Afterward, Takeda informs Kana and Rie of rumors he heard in middle school, which told of a memorial built for Kashima in Mikasa-cho, which has since fallen over. Rie, who reveals that she also encountered Teke Teke not long after Kana did, drives to Mikasa-cho by nightfall with the help of directions given by Takeda. There, Kana and Rie discover the fallen memorial in a forested area. They lift the memorial back into its original position, and after returning to Rie's red car, Kana and Rie notice Teke Teke behind them in the road. They soon abandon the vehicle, removing red clothes and accessories from themselves as they run away. Rie accidentally cuts her head on a branch, causing her to bleed. Teke Teke jumps at Rie, slicing her in two, and appears to rush towards Kana. Sometime later, a group of children walks and discusses rumors about Kashima and Teke Teke runs behind them.

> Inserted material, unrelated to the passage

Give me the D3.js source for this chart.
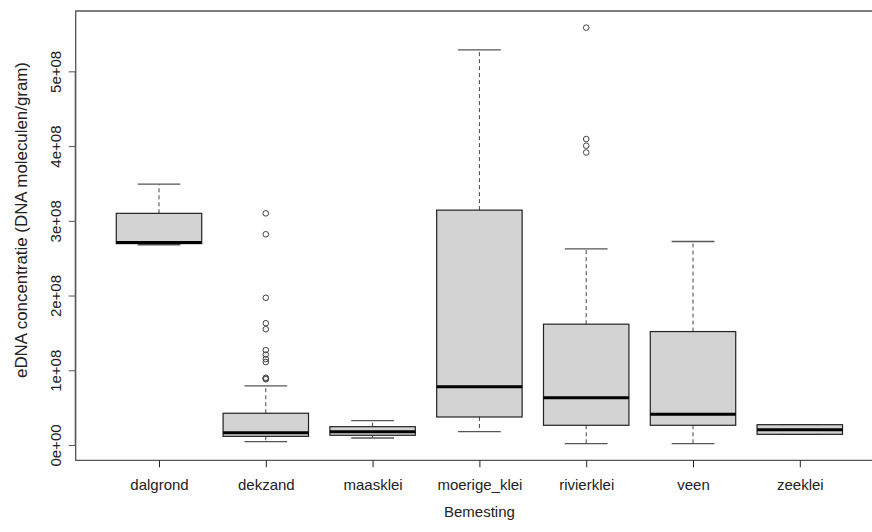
<!DOCTYPE html>
<html>
<head>
<meta charset="utf-8">
<script src="https://cdn.jsdelivr.net/npm/d3@7/dist/d3.min.js"></script>
<style>
  html, body { margin: 0; padding: 0; background: #fff; overflow: hidden; }
  svg { display: block; font-family: Arial, "Liberation Sans", sans-serif; }
</style>
</head>
<body>
<svg id="chart" width="872" height="532"></svg>
<script>
// ---- data ----
const categories  = ["dalgrond", "dekzand", "maasklei", "moerige_klei", "rivierklei", "veen", "zeeklei"];
const whiskerLow  = [2.68e8, 0.044e8, 0.094e8, 0.178e8, 0.018e8, 0.018e8, 0.143e8];
const q1          = [2.695e8, 0.116e8, 0.13e8, 0.375e8, 0.264e8, 0.264e8, 0.143e8];
const medians     = [2.71e8, 0.165e8, 0.178e8, 0.781e8, 0.634e8, 0.411e8, 0.205e8];
const q3          = [3.10e8, 0.425e8, 0.245e8, 3.143e8, 1.617e8, 1.518e8, 0.272e8];
const whiskerHigh = [3.49e8, 0.79e8, 0.326e8, 5.287e8, 2.625e8, 2.723e8, 0.272e8];
const outliers    = [
  [],
  [3.10e8, 2.82e8, 1.97e8, 1.63e8, 1.55e8, 1.27e8, 1.21e8, 1.15e8, 1.11e8, 0.90e8, 0.89e8, 0.88e8],
  [],
  [],
  [5.585e8, 4.094e8, 4.005e8, 3.915e8],
  [],
  []
];
const yTicks = [0, 1e8, 2e8, 3e8, 4e8, 5e8];
const yTickLabels = ["0e+00", "1e+08", "2e+08", "3e+08", "4e+08", "5e+08"];
const xTitle = "Bemesting";
const yTitle = "eDNA concentratie (DNA moleculen/gram)";

// ---- layout ----
const svg = d3.select("#chart");
const plot = { left: 75.7, top: 11, bottom: 460.3 };
const n = categories.length;
const xLo = 0.5 - 0.04 * n, xHi = n + 0.5 + 0.04 * n;
const unit = 106.8;
plot.right = plot.left + (xHi - xLo) * unit;

const allVals = whiskerLow.concat(whiskerHigh, outliers.flat());
const dMin = d3.min(allVals), dMax = d3.max(allVals);
const ext = 0.04 * (dMax - dMin);
const y = d3.scaleLinear().domain([dMin - ext, dMax + ext]).range([plot.bottom, plot.top]);
const x = d3.scaleLinear().domain([xLo, xHi]).range([plot.left, plot.right]);

const boxHalf = 0.4, stapleHalf = 0.2;
const g = svg.append("g");

categories.forEach((c, i) => {
  const cx = x(i + 1);
  const gg = g.append("g");
  // whiskers (dashed)
  gg.append("line").attr("x1", cx).attr("x2", cx).attr("y1", y(q3[i])).attr("y2", y(whiskerHigh[i]))
    .attr("stroke", "#444").attr("stroke-dasharray", "4,3");
  gg.append("line").attr("x1", cx).attr("x2", cx).attr("y1", y(q1[i])).attr("y2", y(whiskerLow[i]))
    .attr("stroke", "#444").attr("stroke-dasharray", "4,3");
  // staples
  [whiskerLow[i], whiskerHigh[i]].forEach(v => {
    gg.append("line").attr("x1", x(i + 1 - stapleHalf)).attr("x2", x(i + 1 + stapleHalf))
      .attr("y1", y(v)).attr("y2", y(v)).attr("stroke", "#555").attr("stroke-width", 1.3);
  });
  // box
  gg.append("rect").attr("x", x(i + 1 - boxHalf)).attr("width", x(i + 1 + boxHalf) - x(i + 1 - boxHalf))
    .attr("y", y(q3[i])).attr("height", Math.max(0.5, y(q1[i]) - y(q3[i])))
    .attr("fill", "#d3d3d3").attr("stroke", "#222").attr("stroke-width", 1.2);
  // median
  gg.append("line").attr("x1", x(i + 1 - boxHalf)).attr("x2", x(i + 1 + boxHalf))
    .attr("y1", y(medians[i])).attr("y2", y(medians[i])).attr("stroke", "#000").attr("stroke-width", 3);
  // outliers
  outliers[i].forEach(v => {
    gg.append("circle").attr("cx", cx).attr("cy", y(v)).attr("r", 2.8)
      .attr("fill", "none").attr("stroke", "#444").attr("stroke-width", 1);
  });
});

// frame (right side falls outside the visible area)
svg.append("path")
  .attr("d", `M${plot.right},${plot.top}H${plot.left}V${plot.bottom}H${plot.right}`)
  .attr("fill", "none").attr("stroke", "#555").attr("stroke-width", 1.3);

// x axis
const xAxis = d3.axisBottom(x).tickValues(d3.range(1, n + 1)).tickSize(7).tickPadding(12)
  .tickFormat((d) => categories[d - 1]);
const gx = svg.append("g").attr("transform", `translate(0,${plot.bottom})`).call(xAxis);
gx.select(".domain").remove();
gx.selectAll(".tick line").attr("stroke", "#222");
gx.selectAll(".tick text").attr("font-size", 15).attr("fill", "#222").attr("dy", "0.71em");

// y axis
const yAxis = d3.axisLeft(y).tickValues(yTicks).tickSize(7).tickPadding(0)
  .tickFormat((d, i) => yTickLabels[i]);
const gy = svg.append("g").attr("transform", `translate(${plot.left},0)`).call(yAxis);
gy.select(".domain").attr("stroke", "#555").attr("d", `M-0.5,${y(yTicks[0])}V${y(yTicks[yTicks.length - 1])}`);
gy.selectAll(".tick line").attr("stroke", "#555");
gy.selectAll(".tick text").attr("font-size", 15).attr("fill", "#222")
  .attr("text-anchor", "middle").attr("dy", null).attr("x", null)
  .attr("transform", "translate(-15,0) rotate(-90)");

// titles
svg.append("text").attr("x", (plot.left + plot.right) / 2).attr("y", 517)
  .attr("text-anchor", "middle").attr("font-size", 15).attr("fill", "#222").text(xTitle);
svg.append("text").attr("transform", `translate(27,220) rotate(-90)`)
  .attr("text-anchor", "middle").attr("font-size", 16).attr("fill", "#222")
  .attr("textLength", 316).attr("lengthAdjust", "spacingAndGlyphs").text(yTitle);
</script>
</body>
</html>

In a mid-credits scene taking place one year later, Takeda visits Kana and her mother, who are living at a new residence. Kana, who has been in an almost catatonic state since Rie's death, is offered a red box of sweets by Takeda, which causes her to go into hysterics.

==Release==
The film premiered at Kineca Omori, Shinagawa, Tokyo, on 21 March 2009, and was screened alongside its sequel, Teketeke 2. Mami Yamasaki and Mai Nishida, along with Teketeke 2 cast members Sayuri Iwata and Hatsune Matsushima, attended the premiere.

==Critical reception==
Teketeke received mixed reviews. Chris Fox of Wicked Horror called the film "a textbook-example of low-budget genre filmmaking done right". Adam Symchuk of Asian Movie Pulse wrote that "beyond the phenomenal creature design the film remains a rather generic telling of a popular urban legend with a plot and performances that are just passable". Niina Doherty of HorrorNews.net criticized the film's pacing, the "somewhat clichéd characters", and the execution of the Teke Teke ghost, and wrote that "It's not that Teketeke is a terrible film, it's just incredibly mediocre". Andrew Mack of Screen Anarchy wrote that the film "was neither suspenseful nor scary and I also wish it was a whole lot gorier than it was".